The longer the study, the harder it is to get quality measurments, so often the emmediate effects get reported much earlier than the actually relevant long term effects

Anonymous 0 Comments

Another facet to this not mentioned by other commenters: science reporting is notoriously bad. Nutrition science takes a very long time because outcomes are often measured in years, decades, or lifetimes; it is very unethical/basically impossible to control every aspect of a person’s nutrition from birth to death so we’re stuck trying to suss out the details from small correlations in hundreds of observational studies; and as with any science it has to be repeated again and again.

Here’s what happens on the science side:

1. nutrition scientists make some mechanistic speculation “since they’re high in cholesterol maybe eggs have a negative effect on our blood cholesterol”

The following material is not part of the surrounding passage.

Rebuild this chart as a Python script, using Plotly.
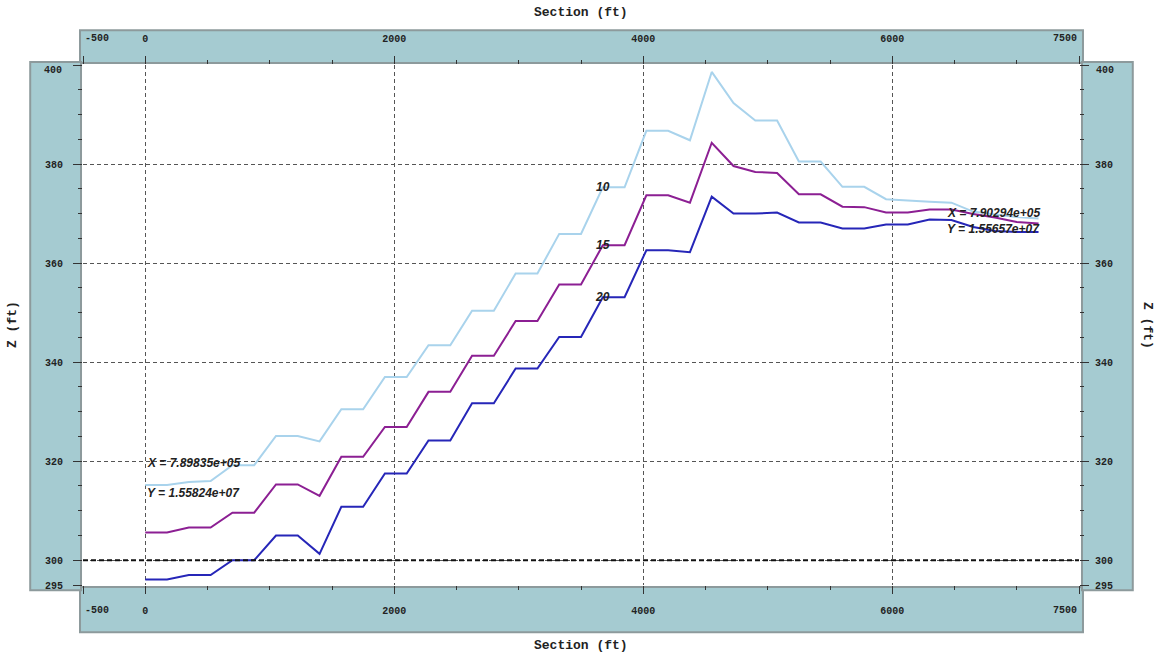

2. they spend months, years, or decades organizing studies to confirm or deny the hypothesis

3. other scientists read the published results and attempt to replicate them or hypothesize about factors the original studies may have missed “maybe saturated fat is a confounding factor”

4. after many many many studies have been done groups like the American Heart Association or Harvard Health may make a recommendation to the general public “dietary cholesterol seems to be fine but the preponderance of evidence suggests saturated fat intake is linked to poor outcomes, so limit your saturated fat intake

The problem arises from the way the media reports on this science. See those four very slow steps listed above? Well after step 2 happens, before step 3, journalists grab the conclusion from one of these studies and turn it into an attention grabbing headline

“EGGS ARE KILLING YOU”

“EGGS ARE GREAT FOR YOU”

“CHOCOLATE THE SECRET TO LONGER LIFE”

“RED WINE IS GOOD, NO BAD, NO GOOD AGAIN”

Anonymous 0 Comments

It’s a complicated relationship with two main factors.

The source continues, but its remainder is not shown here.